Century-old loon hat brought home to Cambridge Bay
Commemorative event attracts 200 people hoping for a glimpse of the hat
Elders gather during a community event Aug. 6 dedicated to the repatriation of a loon dance hat in Cambridge Bay. (Photo courtesy of Mackenzie Brown/Glenbow)

The loon dance hat is on display during an Aug. 6 celebration that brought together 200 people in Cambridge Bay. (Photo courtesy of Mackenzie Brown/Glenbow)
After a nearly decade-long repatriation process, a 100-year-old dance hat with loon beak has been returned to Cambridge Bay, which was cause for celebration.
“It brought childhood memories for our elders,” said Emily Angulalik, executive director of Kitikmeot Heritage Society.
The hat, made of caribou hide with a loon beak in its centre, was displayed Aug. 6 during the community celebration to mark its return. More than 200 people came out to commemorate the event.
The elders remembered their fathers and grandfathers who used to wear hats like this one while performing Akkuarmiujut, a festive “freestyle” dance that required the dancer to be as quick as an ermine and as loud as a loon when it makes its howling call, Angulalik said.
It’s unclear at what point the hat had left Inuit Nunangat, but it wound up in the collection of Imperial Oil, an oil company based in Calgary.
“A lot of people over the last 150 years have acquired things from Indigenous communities, whether it came through Indian agents or priests, or residential schools, or people doing nursing,” said Joanne Schmidt, curator for Indigenous studies and world cultures for Glenbow Museum in Calgary.
Often, communities would be pressured into selling their ceremonial pieces for financial reasons or because they were discouraged by the government from maintaining their traditional practices.
The hat was brought to Glenbow Museum in 2016 with the goal to give it back to Inuit, Schmidt said. Representatives of the museum worked for years trying to identify the origins of the hat.
“We looked through our collections and reached out to other museums,” Schmidt said.
“It’s researching in books, it’s looking at online articles, checking for photographs of similar things or of people wearing similar things.”

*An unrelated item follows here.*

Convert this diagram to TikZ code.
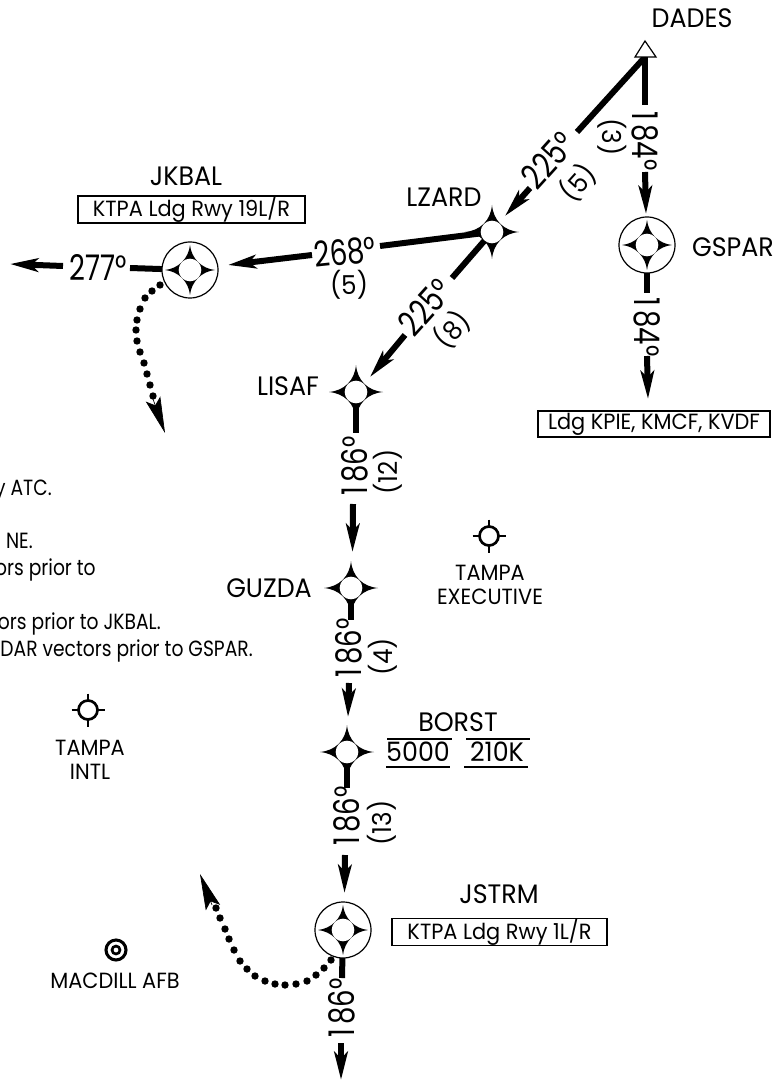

It’s still unclear which community would be the closest descendant of the Inuit who made the loon hat, but researchers identified that it came from the Kitikmeot Region.
The hat will soon be on display at the library of the Kitikmeot Heritage Society — Angulalik is still setting up the right spot for it.
The society also hopes to make a couple of replicas of the hat for there future projects.
“This would really enhance more cultural interest and possibly a way of cultural revitalization,” Angulalik said.



“Often, communities would be pressured into selling their ceremonial pieces for financial reasons”
The flip side of this is that visitors to the community, to this day, are pressured into buying things for the seller’s financial reasons. Inuit have been offering items for sale, to anyone who will buy them, for a long, long time. In some communities the sellers can be quite aggressive, and are very reluctant to take no for an answer. It’s nice to know that the buyers who hand over the cash will be posthumously guilt-tripped for having made the purchase to help the seller out.
Great that the hat is back in Nunavut. But what’s up with all those plastic water bottles on the table? Expensive to bring them in; limited capacity — if any — to recycle them. Are there no glasses or clean water in Cam Bay?
It may have been made by Inuit that historically lived in the area, namely Cambridge Bay, Bernard Harbour, Reid Island or Kugluktuk. Many of those affiliated and make the decisions with this special occasions are settlers from another areas. It would be wonderful to trace the artifact or repatriate it back to the descendent. History acquired from the originators of that land, they should share what they know. It’s an interesting piece.
That’s a Yellow-billed Loon beak on the hat. That alone would exclude the eastern Arctic from its origin.
Baffin Island, for example, has three loon species: the Common Loon, the Black-throated or Arctic Loon, and the Red-throated Loon. They all have dark beaks, and the Red-throated Loon is a much smaller bird.